Je ne m'attends pas à ce que quelqu'un que j'aurai croisé sur mon chemin par le passé prenne spontanément l'initiative de me souhaiter une bonne année, ni que cette idée vienne à l'un des rares lecteurs inconnus de mes livres. Ce n'est jamais arrivé les 1er janviers depuis dix ans, il n'y a pas de raison que cela advienne cette fois-ci. Je crois que je n'ai marqué l'itinéraire de personne. Mon nom, mes écrits, mon visage sont enveloppés d'un oubli complet aux yeux des gens qui les ont rencontrés. Prenons les militants anti-OTAN par exemple. En 2000 un informaticien belgo-serbe dont je tairai le nom ici disait que j'avais fait plus pour l'information alternative sur Internet concernant les Balkans en 1999 que tous ses compatriotes réunis. Hé bien je sais qu'aucun des nombreux ex-Yougoslaves que j'ai connus il y a vingt ans ne se manifestera spontanément ce 1er janvier, et la publication il y a quelques mois en russe de mon livre sur mon engagement yougoslave ne changera rien à leur silence. Il en va de même des contributeurs de l'Atlas alternatif auxquels j'ai donné la parole il y a quinze ans dans cet ouvrage collectif que l'éditeur a vite enterré, des patrons de samizdats auxquels j'ai contribué il y a dix ans, des dizaines d'Internautes avec qui j'ai eu des échanges divers et variés sur toutes sortes de sujets en 2012, en 2015, en 2018...

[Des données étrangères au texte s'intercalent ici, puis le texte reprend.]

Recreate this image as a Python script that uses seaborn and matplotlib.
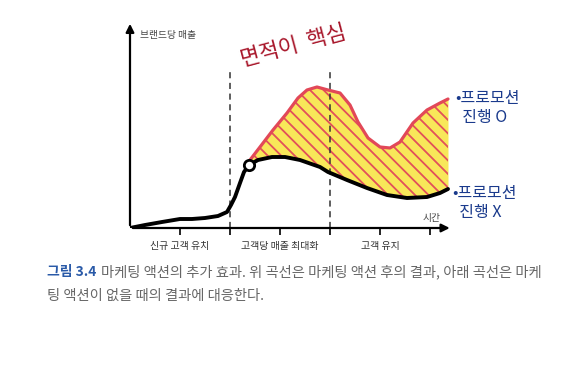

Je ne sais pas à quoi cela est dû, si c'est au fait que les gens n'ont plus de mémoire du passé, ou si quelque "éther" surnaturel spécifique entoure mon nom d'oubli, d'indifférence, de sentiments hostiles. Je ne m'en plains pas du reste. Beaucoup d'écrivains solitaires beaucoup plus talentueux et pertinents que moi, du temps où Internet n'existait pas, ont connu ce sentiment d'indifférence généralisée à leur égard. Certains ont bénéficié ensuite d'un succès posthume, d'autres sont restés ignorés. Les choses sont ainsi. C'est de l'ordre de l'inexplicable. Cela ne m'empêchera pas de continuer de lire, écrire (je travaille sur un projet de bouquin en ce moment). Il n'est pas besoin d'avoir un public pour jeter des petites bouteilles à la mer. Nietzsche parlait de flèches qu'on lance dans le vide, au cas où quelqu'un un jour les attraperait... Il faut bien que j'essaie de me rende utile de cette manière, puisque c'est à peu près tout ce que je sais faire. Et si cela ne sert pas, qu'y puis-je ? On continue d'écrire parce que c'est "the thing to do", voilà tout.

Tous mes voeux, ce soir, aux solitaires qui tomberont sur ce billet, tous ceux que les gens qu'ils ont croisés ont aussi oubliés et qui n'ont pas la consolation de se dire que, malgré tout, quelques uns de leurs livres dorment dans des bibliothèques publiques, auxquels peut-être un jour quelqu'un s'intéressera. Aux navigateurs du Léthé enveloppés de brume.